Among those playing the pressure-packed Q Tournament in 2005 were Larry Mize, whose 140-foot “miracle” chip-in to defeat Greg Norman for the 1987 Masters is one of the sport’s most enduring moments, and no less than 35 players who had previously triumphed on the PGA Tour. Those include names familiar to golf fans, such as Bill Glasson, who has won seven PGA tournaments; Steve Pate, who represented America twice on Ryder Cup teams, Steve Stricker who did the same in a Presidents Cup, Matt Kuchar, who as U.S. Amateur Champion, was a “can’t miss” after sensational showings at the ‘98 Masters and U.S. Open; Brian Watts, who lost a playoff to Mark O’Meara for the ‘98 British Open; and Casey Martin, who never won on the PGA Tour, but famously won—before the U.S. Supreme Court—the right to use a golf cart while competing because of a degenerative leg condition.
I won’t give away any of the endings, except to say the true fairytale stories are few and far between. One of the Q School qualifiers from 2005 would go on to finish in the PGA’s top ten and play for the United States alongside Tiger Woods in the Ryder Cup. But just a year later, more than half of the qualifiers would be back at Q School, having fallen short of the top 125 (or a tour victory) and needing to once again propel themselves onto the PGA Tour.

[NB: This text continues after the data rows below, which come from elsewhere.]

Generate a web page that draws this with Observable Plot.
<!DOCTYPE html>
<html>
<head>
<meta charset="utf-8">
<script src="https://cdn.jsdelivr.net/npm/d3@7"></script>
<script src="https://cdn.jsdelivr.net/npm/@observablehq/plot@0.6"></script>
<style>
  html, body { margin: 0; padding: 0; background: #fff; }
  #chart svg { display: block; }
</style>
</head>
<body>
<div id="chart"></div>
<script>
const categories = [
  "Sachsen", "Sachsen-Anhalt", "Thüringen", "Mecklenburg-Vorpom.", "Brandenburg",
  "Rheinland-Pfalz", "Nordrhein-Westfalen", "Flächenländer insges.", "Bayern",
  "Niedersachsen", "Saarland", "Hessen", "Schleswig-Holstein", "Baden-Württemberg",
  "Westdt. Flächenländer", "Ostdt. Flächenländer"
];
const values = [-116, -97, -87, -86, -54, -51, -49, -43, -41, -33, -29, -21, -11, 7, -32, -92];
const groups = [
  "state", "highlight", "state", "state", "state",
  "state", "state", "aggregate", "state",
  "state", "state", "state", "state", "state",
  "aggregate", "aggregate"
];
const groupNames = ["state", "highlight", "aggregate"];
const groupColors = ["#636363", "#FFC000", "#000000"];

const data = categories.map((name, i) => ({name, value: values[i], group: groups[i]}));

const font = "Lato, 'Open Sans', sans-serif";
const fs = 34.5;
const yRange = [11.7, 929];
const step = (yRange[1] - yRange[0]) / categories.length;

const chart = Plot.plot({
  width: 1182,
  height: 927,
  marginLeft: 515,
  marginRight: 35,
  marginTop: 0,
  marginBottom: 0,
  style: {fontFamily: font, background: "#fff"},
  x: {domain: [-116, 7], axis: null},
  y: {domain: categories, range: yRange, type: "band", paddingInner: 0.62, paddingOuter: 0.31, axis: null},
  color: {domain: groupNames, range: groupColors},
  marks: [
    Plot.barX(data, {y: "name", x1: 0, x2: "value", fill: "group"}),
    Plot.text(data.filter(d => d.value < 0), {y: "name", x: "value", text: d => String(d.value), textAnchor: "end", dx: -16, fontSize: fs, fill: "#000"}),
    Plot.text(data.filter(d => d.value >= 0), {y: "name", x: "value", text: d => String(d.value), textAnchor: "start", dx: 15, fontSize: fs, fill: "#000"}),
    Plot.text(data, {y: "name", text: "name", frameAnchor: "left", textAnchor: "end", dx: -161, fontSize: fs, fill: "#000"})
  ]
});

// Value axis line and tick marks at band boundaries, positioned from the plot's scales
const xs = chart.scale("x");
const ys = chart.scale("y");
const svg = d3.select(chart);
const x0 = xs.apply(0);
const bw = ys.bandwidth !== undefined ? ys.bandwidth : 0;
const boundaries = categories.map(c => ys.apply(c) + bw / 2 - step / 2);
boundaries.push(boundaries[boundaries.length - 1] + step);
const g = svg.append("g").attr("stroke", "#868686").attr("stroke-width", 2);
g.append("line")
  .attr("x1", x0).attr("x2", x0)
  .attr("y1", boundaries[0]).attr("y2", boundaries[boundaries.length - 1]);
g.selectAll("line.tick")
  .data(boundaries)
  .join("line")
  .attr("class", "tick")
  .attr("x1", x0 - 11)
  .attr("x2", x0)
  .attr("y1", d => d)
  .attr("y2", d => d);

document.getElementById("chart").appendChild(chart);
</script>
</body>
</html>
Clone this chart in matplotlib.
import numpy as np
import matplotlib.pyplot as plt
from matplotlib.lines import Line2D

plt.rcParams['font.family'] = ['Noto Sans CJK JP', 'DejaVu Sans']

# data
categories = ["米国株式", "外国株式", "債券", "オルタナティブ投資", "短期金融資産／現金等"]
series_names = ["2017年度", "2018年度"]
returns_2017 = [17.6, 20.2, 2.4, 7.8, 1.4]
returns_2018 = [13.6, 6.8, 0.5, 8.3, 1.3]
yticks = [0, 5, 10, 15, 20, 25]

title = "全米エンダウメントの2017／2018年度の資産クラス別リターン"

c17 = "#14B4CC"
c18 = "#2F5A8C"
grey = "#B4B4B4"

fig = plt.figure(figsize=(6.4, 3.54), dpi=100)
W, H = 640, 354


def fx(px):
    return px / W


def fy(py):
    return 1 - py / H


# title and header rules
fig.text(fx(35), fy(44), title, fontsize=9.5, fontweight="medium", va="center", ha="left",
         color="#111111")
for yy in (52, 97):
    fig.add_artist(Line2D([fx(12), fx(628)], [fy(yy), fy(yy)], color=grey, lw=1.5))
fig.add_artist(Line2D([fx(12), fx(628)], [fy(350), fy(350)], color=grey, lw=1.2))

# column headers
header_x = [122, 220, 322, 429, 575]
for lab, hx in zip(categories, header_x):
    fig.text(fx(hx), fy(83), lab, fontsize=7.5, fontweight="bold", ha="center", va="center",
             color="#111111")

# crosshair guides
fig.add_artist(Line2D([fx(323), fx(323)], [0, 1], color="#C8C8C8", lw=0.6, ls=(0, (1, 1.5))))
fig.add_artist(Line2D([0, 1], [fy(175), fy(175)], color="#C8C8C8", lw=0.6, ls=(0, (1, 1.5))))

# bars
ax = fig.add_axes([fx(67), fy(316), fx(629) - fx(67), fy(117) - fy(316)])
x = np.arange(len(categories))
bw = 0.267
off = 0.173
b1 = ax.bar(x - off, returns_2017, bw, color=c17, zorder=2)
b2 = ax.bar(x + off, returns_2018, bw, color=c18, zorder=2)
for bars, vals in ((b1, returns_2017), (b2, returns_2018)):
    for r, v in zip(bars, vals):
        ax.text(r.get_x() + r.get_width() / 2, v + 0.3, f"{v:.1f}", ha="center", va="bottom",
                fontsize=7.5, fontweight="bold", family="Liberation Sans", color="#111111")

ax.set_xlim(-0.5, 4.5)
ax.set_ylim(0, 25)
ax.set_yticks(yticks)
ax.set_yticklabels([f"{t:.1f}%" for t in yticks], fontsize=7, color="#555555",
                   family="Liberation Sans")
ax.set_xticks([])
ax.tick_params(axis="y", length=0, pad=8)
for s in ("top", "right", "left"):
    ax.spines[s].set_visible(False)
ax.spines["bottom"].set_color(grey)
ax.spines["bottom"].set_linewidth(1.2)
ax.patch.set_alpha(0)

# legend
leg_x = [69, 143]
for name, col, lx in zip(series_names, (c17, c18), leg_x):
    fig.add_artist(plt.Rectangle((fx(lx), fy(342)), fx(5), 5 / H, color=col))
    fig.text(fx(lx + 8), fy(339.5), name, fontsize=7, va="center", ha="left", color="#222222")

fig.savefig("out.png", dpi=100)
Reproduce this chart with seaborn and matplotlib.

Feinstein’s story is not one of verdant courses and green jackets, but rather of those other “greens”: the ones where the putts don’t fall; the one that is fatal inexperience; the one that describes the sickly pallor of nausea; the one that speaks to envy. Some may prefer the next chapter in Tiger’s tale. But to me this is an equally captivating yarn. And one to which I can more readily relate.